Work has already started to develop a map of potential hub locations where people will be able to pick up or drop of one of the 322 bikes.

During a meeting of the joint strategic committee on Tuesday (July 13), members agreed that both councils could now start looking for an operator.

The scheme would essentially be an extension of Brighton’s BTN Bikeshare, which is one of the most successful bike rental schemes in the UK outside of London.

An operator is expected to be in place late this year and the plan is to launch the scheme in two phases, with 38 hubs opening in phase one and another 13 in phase two.

Half of the bikes available will be e-bikes.

But it won’t be cheap.

A report to the committee said it would cost £830,350 to buy the bikes and the infrastructure, with an estimated annual operating cost of £233,419 for the first phase.

The benefits, though, would see cycling opened to more people, with the aim of improving air quality and reducing traffic congestion.

The scheme received unanimous support from the committee, but Worthing leader Daniel Humphreys did raise a couple of concerns – the state of the roads and the law regarding the use of e-scooters.

Brighton & Hove City Council is considering including e-scooters in the scheme in the future and Adur and Worthing councils are likely to do the same.

But at the moment the only e-scooters that can be used on public roads are those rented as part of government-backed trials.

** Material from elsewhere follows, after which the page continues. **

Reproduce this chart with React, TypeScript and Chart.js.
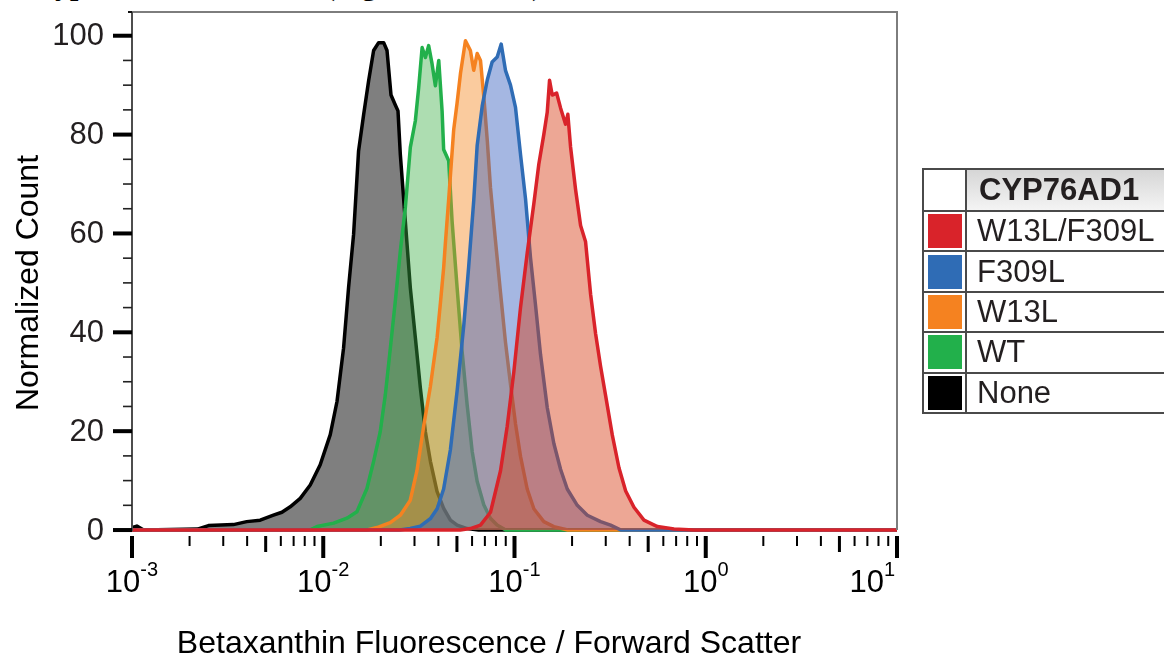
import React, { useEffect, useRef } from "react";
import { Chart, registerables } from "chart.js";

Chart.register(...registerables);

const W = 1164;
const H = 658;

// ---- series (x = betaxanthin/FSC ratio, y = normalized count) ----
const noneX = [0.001, 0.00106, 0.00115, 0.0022, 0.00251, 0.00339, 0.00398, 0.00468, 0.00549, 0.00608, 0.00672, 0.00758, 0.00855, 0.00964, 0.01088, 0.0118, 0.01277, 0.01356, 0.01441, 0.0153, 0.01626, 0.01727, 0.01834, 0.01948, 0.0207, 0.02155, 0.02261, 0.02381, 0.02459, 0.02529, 0.02686, 0.02853, 0.03031, 0.0322, 0.0342, 0.03633, 0.03934, 0.04261, 0.04622, 0.05012, 0.05656, 0.065, 10];
const noneY = [0.5, 0.8, 0, 0.2, 0.9, 1.1, 1.7, 2.0, 3.0, 3.6, 4.7, 6.4, 9.1, 13.2, 19.3, 26, 36.8, 49, 59.8, 76.7, 84, 90.9, 97, 98.6, 98.6, 97, 88, 86, 84.8, 76, 62.5, 49, 38.9, 28.7, 19.9, 13.9, 7.8, 4.4, 2.0, 1.0, 0.3, 0, 0];

const wtX = [0.001, 0.0085, 0.00927, 0.01133, 0.0133, 0.015, 0.01692, 0.01834, 0.01986, 0.02112, 0.02243, 0.02381, 0.02529, 0.02686, 0.02853, 0.03031, 0.03155, 0.03288, 0.0342, 0.03557, 0.03707, 0.03857, 0.04017, 0.04182, 0.04261, 0.04528, 0.04717, 0.05012, 0.05323, 0.05656, 0.06008, 0.06383, 0.06907, 0.07482, 0.0811, 0.09, 10];
const wtY = [0, 0, 0.7, 1.4, 2.4, 3.7, 8.4, 13.9, 19.9, 27.4, 36.8, 46.3, 56.4, 65.2, 77.4, 82.8, 89.5, 97.6, 95.6, 98, 94.3, 89.9, 95, 84.8, 77, 74.7, 62.5, 49, 36.1, 25.3, 15.9, 9.8, 5.1, 2.4, 1.0, 0, 0];

const w13lX = [0.001, 0.017, 0.0191, 0.0224, 0.0253, 0.0285, 0.0309, 0.0335, 0.0363, 0.0394, 0.041, 0.0426, 0.0435, 0.0453, 0.0481, 0.0501, 0.0522, 0.0554, 0.0588, 0.0612, 0.0638, 0.0664, 0.0691, 0.072, 0.0749, 0.0795, 0.0845, 0.0897, 0.0953, 0.1012, 0.1075, 0.1165, 0.1262, 0.1423, 0.1606, 0.19, 10];
const w13lY = [0, 0, 0.5, 1.5, 3, 6, 12, 21, 29, 39, 46, 53, 58, 67, 81, 86.4, 92.4, 99, 97, 93, 96.4, 95, 87.7, 79, 69.2, 58.6, 48, 38, 29.5, 21.5, 14.9, 8.3, 4.3, 1.7, 0.7, 0, 0];

const f309lX = [0.001, 0.025, 0.0285, 0.0322, 0.0363, 0.0394, 0.0426, 0.0462, 0.0501, 0.0543, 0.0576, 0.0612, 0.0638, 0.0678, 0.072, 0.0764, 0.0812, 0.0852, 0.0897, 0.0953, 0.1012, 0.1075, 0.1142, 0.1213, 0.1288, 0.1368, 0.1483, 0.1606, 0.1741, 0.1887, 0.2129, 0.2402, 0.282, 0.318, 0.36, 10];
const f309lY = [0, 0, 0.3, 0.8, 2.3, 4.3, 8.3, 16.2, 28.1, 41.4, 53.3, 66.6, 77.8, 85.8, 91, 94.7, 95.7, 98.3, 93, 90, 85.5, 76, 67, 55, 45.5, 35.5, 24.8, 17.5, 12.3, 8.3, 5, 3, 1.7, 1, 0, 0];

const dblX = [0.001, 0.052, 0.0588, 0.0664, 0.0749, 0.0845, 0.0916, 0.0992, 0.1075, 0.1165, 0.1262, 0.134, 0.1423, 0.1483, 0.1525, 0.1575, 0.166, 0.1741, 0.1849, 0.1901, 0.1964, 0.2086, 0.2216, 0.2353, 0.25, 0.2655, 0.282, 0.2995, 0.3247, 0.3517, 0.3813, 0.4213, 0.4753, 0.5585, 0.6823, 0.8653, 10];
const dblY = [0, 0, 0.3, 1, 3.6, 12, 21, 32, 45, 56, 66, 74, 80, 84.5, 91, 88, 88.4, 85.4, 82.1, 84.1, 77.5, 68.9, 61.6, 58.3, 47.7, 39.7, 33.1, 27.2, 19.2, 12.6, 7.9, 4.6, 2, 0.7, 0.2, 0, 0];

// legend / series order (top of legend = drawn on top)
const seriesLabels = ["W13L/F309L", "F309L", "W13L", "WT", "None"];
const seriesXs = [dblX, f309lX, w13lX, wtX, noneX];
const seriesYs = [dblY, f309lY, w13lY, wtY, noneY];
const lineColors = ["#d9232a", "#2f6cb5", "#f58220", "#22b04b", "#000000"];
const fillColors = [
  "rgba(215,60,20,0.45)",
  "rgba(55,95,190,0.45)",
  "rgba(245,140,40,0.45)",
  "rgba(60,175,70,0.42)",
  "rgba(0,0,0,0.5)",
];
const legendTitle = "CYP76AD1";

// axes
const xMin = 0.001;
const xMax = 10;
const yMin = -0.6;
const yMax = 104.8;
const yLabelTicks = [0, 20, 40, 60, 80, 100];
const yMinorStep = 5;
const xDecades = [-3, -2, -1, 0, 1];
const xTitle = "Betaxanthin Fluorescence / Forward Scatter";
const yTitle = "Normalized Count";

const SANS = "'Liberation Sans', Arial, Helvetica, sans-serif";
const TEXT = "#231f20";

const axisPlugin = {
  id: "flowAxes",
  afterDatasetsDraw(chart: any) {
    const ctx = chart.ctx;
    const xs = chart.scales.x;
    const ys = chart.scales.y;
    const a = chart.chartArea;
    const y0 = ys.getPixelForValue(0);
    ctx.save();

    // frame (top + right grey)
    ctx.strokeStyle = "#7d7d7d";
    ctx.lineWidth = 2;
    ctx.beginPath();
    ctx.moveTo(a.left, a.top);
    ctx.lineTo(a.right, a.top);
    ctx.lineTo(a.right, y0);
    ctx.stroke();
    // left axis
    ctx.strokeStyle = "#4d4d4d";
    ctx.beginPath();
    ctx.moveTo(a.left, a.top);
    ctx.lineTo(a.left, y0 + 1);
    ctx.stroke();
    // small stub at top
    ctx.fillStyle = "#111";
    ctx.fillRect(a.left - 4, a.top - 1, 4, 2);

    // y ticks
    for (let v = 0; v <= 100; v += yMinorStep) {
      const py = ys.getPixelForValue(v);
      if (v % 20 === 0) {
        ctx.fillStyle = "#000";
        ctx.fillRect(a.left - 19, py - 2, 19, 4);
      } else {
        ctx.fillStyle = "#222";
        ctx.fillRect(a.left - 9, py - 0.8, 9, 1.6);
      }
    }
    ctx.fillStyle = TEXT;
    ctx.font = `31px ${SANS}`;
    ctx.textAlign = "right";
    ctx.textBaseline = "middle";
    yLabelTicks.forEach((v) => {
      ctx.fillText(String(v), 104, ys.getPixelForValue(v) + 1);
    });

    // x ticks
    const tTop = a.bottom + 3;
    xDecades.forEach((d) => {
      const base = Math.pow(10, d);
      const px = xs.getPixelForValue(base);
      ctx.fillStyle = "#000";
      ctx.fillRect(px - 2, tTop, 4, 22);
      if (d < xDecades[xDecades.length - 1]) {
        for (let k = 2; k <= 9; k++) {
          const p = xs.getPixelForValue(k * base);
          if (k === 5) {
            ctx.fillRect(p - 1.5, tTop, 3, 16);
          } else {
            ctx.fillRect(p - 1, tTop, 2, 10);
          }
        }
      }
    });

    // x labels 10^d
    ctx.textAlign = "left";
    ctx.textBaseline = "alphabetic";
    xDecades.forEach((d) => {
      const px = xs.getPixelForValue(Math.pow(10, d));
      ctx.font = `31px ${SANS}`;
      const wb = ctx.measureText("10").width;
      ctx.font = `20px ${SANS}`;
      const exp = String(d);
      const we = ctx.measureText(exp).width;
      const total = wb + we;
      let left = px - total / 2;
      if (left + total > a.right - 2) left = a.right - 2 - total;
      ctx.font = `31px ${SANS}`;
      ctx.fillText("10", left, 592);
      ctx.font = `20px ${SANS}`;
      ctx.fillText(exp, left + wb, 576);
    });

    // titles
    ctx.font = `32px ${SANS}`;
    ctx.textAlign = "center";
    ctx.textBaseline = "alphabetic";
    ctx.fillText(xTitle, 489, 653);
    ctx.save();
    ctx.translate(38, 283);
    ctx.rotate(-Math.PI / 2);
    ctx.fillText(yTitle, 0, 0);
    ctx.restore();

    ctx.restore();
  },
};

function Legend() {
  const border = "2px solid #4a4a4a";
  const cellBase: React.CSSProperties = {
    border,
    padding: 0,
    boxSizing: "border-box",
  };
  return (
    <table
      style={{
        position: "absolute",
        left: 922,
        top: 168,
        borderCollapse: "collapse",
        fontFamily: SANS,
        color: TEXT,
        tableLayout: "fixed",
        width: 300,
      }}
    >
      <colgroup>
        <col style={{ width: 43 }} />
        <col style={{ width: 257 }} />
      </colgroup>
      <tbody>
        <tr style={{ height: 42 }}>
          <td style={{ ...cellBase, background: "#fff" }} />
          <td
            style={{
              ...cellBase,
              background: "linear-gradient(to bottom, #d6d6d6, #f4f4f4)",
              fontWeight: "bold",
              fontSize: 31,
              paddingLeft: 12,
              lineHeight: "38px",
              whiteSpace: "nowrap",
            }}
          >
            {legendTitle}
          </td>
        </tr>
        {seriesLabels.map((lab, i) => (
          <tr key={lab} style={{ height: 40.4 }}>
            <td style={{ ...cellBase, background: "#fff" }}>
              <div
                style={{
                  width: 34,
                  height: 34,
                  margin: "0 auto",
                  background: lineColors[i],
                }}
              />
            </td>
            <td
              style={{
                ...cellBase,
                fontSize: 31,
                paddingLeft: 10,
                lineHeight: "36px",
                whiteSpace: "nowrap",
                background: "#fff",
              }}
            >
              {lab}
            </td>
          </tr>
        ))}
      </tbody>
    </table>
  );
}

export default function App() {
  const canvasRef = useRef<HTMLCanvasElement | null>(null);

  useEffect(() => {
    const canvas = canvasRef.current;
    if (!canvas) return;
    const datasets = seriesLabels.map((lab, i) => ({
      label: lab,
      data: seriesXs[i].map((x, j) => ({ x, y: seriesYs[i][j] })),
      borderColor: lineColors[i],
      backgroundColor: fillColors[i],
      fill: "origin",
      borderWidth: 3.5,
      pointRadius: 0,
      pointHoverRadius: 0,
      tension: 0,
      borderJoinStyle: "round" as const,
    }));
    const chart = new Chart(canvas, {
      type: "line",
      data: { datasets },
      options: {
        responsive: false,
        animation: false,
        devicePixelRatio: 1,
        layout: { padding: { left: 132, right: W - 897, top: 12, bottom: H - 533 } },
        plugins: { legend: { display: false }, tooltip: { enabled: false } },
        events: [],
        scales: {
          x: { type: "logarithmic", min: xMin, max: xMax, display: false },
          y: { type: "linear", min: yMin, max: yMax, display: false },
        },
      } as any,
      plugins: [axisPlugin],
    });
    return () => chart.destroy();
  }, []);

  const captionStyle: React.CSSProperties = {
    position: "absolute",
    top: -30,
    font: "bold 30px 'Liberation Serif', 'Times New Roman', serif",
    lineHeight: "30px",
    whiteSpace: "nowrap",
    color: "#000",
  };

  return (
    <div
      style={{
        position: "absolute",
        left: 0,
        top: 0,
        width: W,
        height: H,
        overflow: "hidden",
        background: "#fff",
      }}
    >
      <div style={{ ...captionStyle, left: 45 }}>types of mutants</div>
      <div style={{ ...captionStyle, left: 325 }}>(Figure S12A–C)</div>
      <canvas ref={canvasRef} width={W} height={H} style={{ position: "absolute", left: 0, top: 0 }} />
      <Legend />
    </div>
  );
}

Mr Humphreys told the meeting: “The legislation does need to catch up.”

He added: “The other thing that needs to catch up if we’re going to make cycling a lot safer and a lot more available – and not just safe for the users of the bicycles but also pedestrians and other vehicle users – is the infrastructure.

“We do need to see that infrastructure catch up across Adur and Worthing.

“We are not where many other parts of the country are with regards to the design of our highway infrastructure.

“It’s not perilously dangerous out there but equally it could be an awful lot better.”

He called on West Sussex County Council to work with Worthing and Adur on improving the roads ‘to make all of this as good as it possibly can be, to deliver all the benefits it possibly can’.